Beim Hören des Debüts des 21-jährigen Yu aus dem Rhein-Sieg-Kreis hat man direkt Assoziationen zu Alligatoah. Und die kommen nicht von irgendwoher. Alligatoah gehörte früher zu Yus fester Playlist, 2022 kamen sie durch Yus TikTok-Auftritt in Kontakt. Der Nachwuchsrapper wird daraufhin sogar von dem extrem erfolgreichen Künstler produziert. Yu eckt an, hat er nämlich in sehr vielen seiner Songs eine klar positionierte politische Message. Queerfeindlichkeit, rechtes Gedankengut und andere Diskriminierung – darauf kann er so gar nicht. Das allein gibt schon einen Daumen hoch. Sein 16 Tracks umfassendes erstes Album „Please Hold The Line“ ist durchzogen von punkiger Attitüde mit gerappten Lyrics und poppigen Melodien.
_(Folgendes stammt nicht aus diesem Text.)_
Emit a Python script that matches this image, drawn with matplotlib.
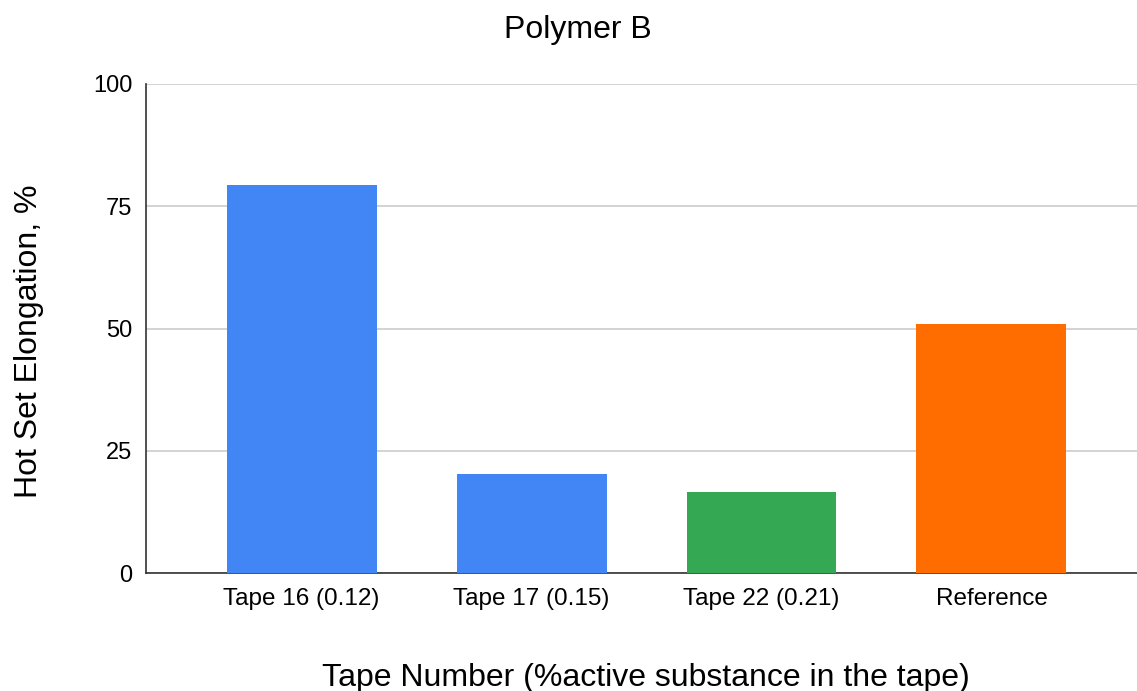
import matplotlib
matplotlib.use("Agg")
import matplotlib.pyplot as plt

categories = ["Tape 16 (0.12)", "Tape 17 (0.15)", "Tape 22 (0.21)", "Reference"]
values = [79.3, 20.2, 16.5, 50.9]
colors = ["#4285f4", "#4285f4", "#34a853", "#ff6d01"]
yticks = [0, 25, 50, 75, 100]

plt.rcParams['font.family'] = ['Liberation Sans', 'DejaVu Sans']

fig = plt.figure(figsize=(11.37, 6.91), dpi=100)
ax = fig.add_axes([145.7/1137, 1-573/691, 1-145.7/1137, (573-84)/691])

x = range(len(categories))
ax.bar(x, values, width=0.652, color=colors, zorder=3)
ax.set_xlim(-0.678, 3.633)
ax.set_ylim(0, 100)
ax.set_yticks(yticks)
ax.set_xticks(list(x))
ax.set_xticklabels(categories, fontsize=17.5)
ax.tick_params(axis='y', labelsize=17, length=0, pad=9.5)
ax.tick_params(axis='x', length=0, pad=11)
ax.grid(axis='y', color='#cccccc', linewidth=1.2, zorder=0)
for s in ['top', 'right']:
    ax.spines[s].set_visible(False)
ax.spines['left'].set_color('#333333')
ax.spines['bottom'].set_color('#333333')
ax.spines['left'].set_linewidth(1.2)
ax.spines['bottom'].set_linewidth(1.2)

ax.set_xlabel("Tape Number (%active substance in the tape)", fontsize=23)
ax.xaxis.set_label_coords(0.5047, -0.184)
ax.set_ylabel("Hot Set Elongation, %", fontsize=23)
ax.yaxis.set_label_coords(-0.1026, 0.474)
fig.text(578/1137, 1-30/691, "Polymer B", fontsize=23, ha='center', va='center')

fig.savefig("out.png", dpi=100)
Das macht Spaß und geht unmittelbar in Hirn, Ohr und Beine. „Nazis erschießen“ oder „Fick dich“ sind heiße Moshpit-Anwärter für diverse Festivals in 2025, „Abwarten“ die etwas andere Akustik-Ballade. VÖ: 29.11.
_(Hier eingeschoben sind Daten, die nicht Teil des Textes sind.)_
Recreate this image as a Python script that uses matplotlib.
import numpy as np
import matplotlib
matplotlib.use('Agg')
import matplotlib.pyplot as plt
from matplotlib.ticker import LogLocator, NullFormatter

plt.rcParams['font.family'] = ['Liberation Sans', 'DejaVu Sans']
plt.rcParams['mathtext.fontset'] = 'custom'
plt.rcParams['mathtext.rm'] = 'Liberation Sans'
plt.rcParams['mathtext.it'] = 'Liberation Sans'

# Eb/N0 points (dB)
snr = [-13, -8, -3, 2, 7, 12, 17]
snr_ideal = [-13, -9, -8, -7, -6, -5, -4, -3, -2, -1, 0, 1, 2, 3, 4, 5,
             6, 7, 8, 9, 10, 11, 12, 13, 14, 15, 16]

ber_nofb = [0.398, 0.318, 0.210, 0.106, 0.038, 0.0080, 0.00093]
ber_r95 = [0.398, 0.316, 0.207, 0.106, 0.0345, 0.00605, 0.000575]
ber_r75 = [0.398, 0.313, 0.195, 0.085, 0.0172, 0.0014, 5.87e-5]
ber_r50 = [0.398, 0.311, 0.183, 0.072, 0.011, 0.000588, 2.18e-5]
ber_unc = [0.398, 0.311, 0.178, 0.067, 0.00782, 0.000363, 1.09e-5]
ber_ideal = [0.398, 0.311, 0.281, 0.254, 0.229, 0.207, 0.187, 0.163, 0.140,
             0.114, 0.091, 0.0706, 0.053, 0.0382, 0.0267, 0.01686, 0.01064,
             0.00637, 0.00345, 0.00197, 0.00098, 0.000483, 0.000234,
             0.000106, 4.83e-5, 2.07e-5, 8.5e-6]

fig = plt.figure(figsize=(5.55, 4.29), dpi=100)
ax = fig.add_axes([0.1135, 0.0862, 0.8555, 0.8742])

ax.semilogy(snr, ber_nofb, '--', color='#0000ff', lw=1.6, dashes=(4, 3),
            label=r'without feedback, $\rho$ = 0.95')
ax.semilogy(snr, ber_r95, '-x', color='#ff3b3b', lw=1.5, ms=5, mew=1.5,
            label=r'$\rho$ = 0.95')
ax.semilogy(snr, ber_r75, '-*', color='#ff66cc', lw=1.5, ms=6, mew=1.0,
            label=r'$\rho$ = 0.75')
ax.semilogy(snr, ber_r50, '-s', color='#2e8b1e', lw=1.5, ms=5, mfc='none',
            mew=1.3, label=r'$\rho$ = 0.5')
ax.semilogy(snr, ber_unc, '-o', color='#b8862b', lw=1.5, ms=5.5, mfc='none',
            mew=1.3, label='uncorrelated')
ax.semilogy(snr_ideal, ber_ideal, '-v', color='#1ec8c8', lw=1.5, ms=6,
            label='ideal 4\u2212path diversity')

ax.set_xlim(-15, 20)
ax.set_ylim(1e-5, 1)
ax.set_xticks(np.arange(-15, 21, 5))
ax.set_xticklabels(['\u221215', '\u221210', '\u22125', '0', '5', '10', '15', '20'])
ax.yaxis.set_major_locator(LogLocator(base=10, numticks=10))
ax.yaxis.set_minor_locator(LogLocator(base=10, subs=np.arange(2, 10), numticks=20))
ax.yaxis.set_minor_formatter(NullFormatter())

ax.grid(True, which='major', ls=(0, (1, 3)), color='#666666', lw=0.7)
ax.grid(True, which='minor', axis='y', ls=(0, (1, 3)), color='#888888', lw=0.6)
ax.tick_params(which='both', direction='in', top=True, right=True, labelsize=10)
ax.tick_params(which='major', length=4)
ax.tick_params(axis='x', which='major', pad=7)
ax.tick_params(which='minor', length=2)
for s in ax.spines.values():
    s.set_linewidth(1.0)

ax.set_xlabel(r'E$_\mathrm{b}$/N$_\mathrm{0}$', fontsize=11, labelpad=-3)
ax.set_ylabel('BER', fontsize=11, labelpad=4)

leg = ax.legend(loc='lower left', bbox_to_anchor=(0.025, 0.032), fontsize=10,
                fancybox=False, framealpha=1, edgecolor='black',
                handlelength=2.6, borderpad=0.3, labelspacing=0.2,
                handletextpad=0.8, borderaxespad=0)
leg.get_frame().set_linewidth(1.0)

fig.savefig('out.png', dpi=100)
Luis Schwamm – Alte Möbel und junge Nervositäten

Vor bedeutungsschwangerem Singer/Songwriter-Pop auf Deutsch kann man sich kaum noch retten. Umso schöner, wenn er besondere Facetten aufweist wie das Album von Luis Schwamm. Schon als Kind wird der Wahl-Kölner durch die Musik seiner Eltern, die Geige spielen, mit dem richtig guten Zeugs von den Beatles und mehr beeinflusst. Zuletzt machte der Künstler mit dem Duo Noth auf sich aufmerksam, sein Solodebüt setzt aber nochmal ganz eigene Akzente. Ganz behutsam schmiegen sich die zehn Lieder auf „Alte Möbel und junge Nervositäten“ an und tun richtig gut. Hamburger-Schule, wie Kettcar sie machen, trifft auf neuen Liedermacher eines Tristan Brusch, nur poppiger. Die triste Atmosphäre paart sich mit viel Hoffnungsschimmer in den Lyrics, die Gitarren klingen rau. Anspieltipps: „Mühle“, „Ich glaube nicht“ und das hervorstechende „Immer noch hier“. VÖ: 29.11.
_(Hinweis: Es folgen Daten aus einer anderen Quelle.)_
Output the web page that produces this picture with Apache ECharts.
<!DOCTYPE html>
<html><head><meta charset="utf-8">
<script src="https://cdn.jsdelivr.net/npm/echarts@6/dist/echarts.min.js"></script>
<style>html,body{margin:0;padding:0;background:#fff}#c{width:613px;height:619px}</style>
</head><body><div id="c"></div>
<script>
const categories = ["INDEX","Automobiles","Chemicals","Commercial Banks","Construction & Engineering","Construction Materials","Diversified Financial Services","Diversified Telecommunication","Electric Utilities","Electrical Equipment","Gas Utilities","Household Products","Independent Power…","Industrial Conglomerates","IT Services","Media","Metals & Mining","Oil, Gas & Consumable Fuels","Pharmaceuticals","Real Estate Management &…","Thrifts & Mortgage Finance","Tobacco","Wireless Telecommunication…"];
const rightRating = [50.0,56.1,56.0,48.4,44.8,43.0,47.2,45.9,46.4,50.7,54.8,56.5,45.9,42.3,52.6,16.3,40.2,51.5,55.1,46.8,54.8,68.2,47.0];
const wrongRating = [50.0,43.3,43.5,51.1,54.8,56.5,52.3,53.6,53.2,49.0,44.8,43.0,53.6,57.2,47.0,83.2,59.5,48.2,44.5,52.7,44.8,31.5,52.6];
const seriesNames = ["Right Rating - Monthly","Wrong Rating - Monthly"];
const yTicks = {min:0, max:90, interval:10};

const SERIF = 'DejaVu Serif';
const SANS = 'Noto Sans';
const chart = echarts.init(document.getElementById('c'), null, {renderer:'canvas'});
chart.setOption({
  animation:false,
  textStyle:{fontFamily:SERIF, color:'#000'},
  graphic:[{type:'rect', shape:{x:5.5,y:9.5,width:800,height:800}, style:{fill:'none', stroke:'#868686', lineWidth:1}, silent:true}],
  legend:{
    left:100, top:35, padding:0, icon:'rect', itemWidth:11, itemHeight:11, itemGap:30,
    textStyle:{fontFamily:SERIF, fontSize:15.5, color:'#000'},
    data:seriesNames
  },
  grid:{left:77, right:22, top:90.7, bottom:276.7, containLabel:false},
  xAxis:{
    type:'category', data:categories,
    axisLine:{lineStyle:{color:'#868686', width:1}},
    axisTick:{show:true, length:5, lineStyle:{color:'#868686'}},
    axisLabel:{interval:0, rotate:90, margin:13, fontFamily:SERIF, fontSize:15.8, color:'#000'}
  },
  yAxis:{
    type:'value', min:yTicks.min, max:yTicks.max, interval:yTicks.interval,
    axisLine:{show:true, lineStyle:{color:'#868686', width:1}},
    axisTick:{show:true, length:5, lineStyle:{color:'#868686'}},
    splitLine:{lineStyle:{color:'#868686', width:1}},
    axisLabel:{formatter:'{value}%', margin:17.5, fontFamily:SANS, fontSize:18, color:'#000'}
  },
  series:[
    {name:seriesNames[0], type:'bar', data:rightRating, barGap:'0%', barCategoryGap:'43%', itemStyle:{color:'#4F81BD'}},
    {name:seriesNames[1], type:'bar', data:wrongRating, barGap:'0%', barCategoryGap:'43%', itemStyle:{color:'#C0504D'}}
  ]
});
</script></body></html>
Tom Gaebel – A Christmas To Remember [Extended Edition]

Zur Weihnachtszeit hat Tom Gaebel meist richtig viel zu tun. Seine Weihnachtskonzerte sind längst kein Geheimtipp mehr, gilt er doch ein wenig als der deutsche Michael Bublé. Sein letztes Weihnachtsalbum, „A Christmas To Remember“, bringt der Gelsenkirchener nun in einer erweitereten Edition heraus, die einige neue Tracks bereithält. Neben niemals sterbenden Classics wie „Last Christmas“ oder „All I Want For Christmas Is You“ im Duett mit Musicaldarstellerin Sabrina Weckerlin, gibt es auch eine ordentliche Menge an neukomponierten Songs, bei denen Tom mitgeschrieben hat. Zum Beispiel das witzige „Zwei Männer im Schnee“, bei dem Gregor Meyle neben ihm am Mikro auftaucht. Die Platte entscheidet sich nie zwischen jazzy Arrangements und swinging Big-Band-Sounds, muss sie aber auch nicht. Stilvoll, traditionell, gleichzeitig aber auch eben schön festlich. Die Tour hält mehrfach in NRW, u.a. in Köln, Duisburg und Düsseldorf. VÖ: 29.11.

Fritzi Ernst – Jo-Jo

1989 erblickt Fritzi Ernst in Paderborn das Licht der Welt. Seitdem hat sie mehrere Instrumente spielen gelernt, viele Songs komponiert, getextet und gesungen. Eine Zeit lang gab es sie in dem Indie-Pop-Duo Schnipo Schranke zu hören, doch seit der Pandemie ist Fritzi solo unterwegs. Ihr Debüt „Keine Termine“ heimste viel gutes Feedback ein, nun geht es mit dem Nachfolger „Jo-Jo“ weiter, auf dem die Künstlerin ihren eigenwilligen Musikstil weiter ausbaut. Neben Synthie- und Piano-Parts darf man sich auf nachdenkliche, depressive, aber auch erhellende Lyrics freuen, in denen sich an der einen Ecke über das eigene Fehlverhalten aufgeregt wird („Ich bin so dumm“, „Kratzer“), in anderen Augenblicken geht’s dann wiederum um Träumereien und Realitäten im Touralltag („Nie drüber gelacht“). Überraschend ist ein Cover von dem Tears-for-Fears-Classic „Mad World“. VÖ: 6.12.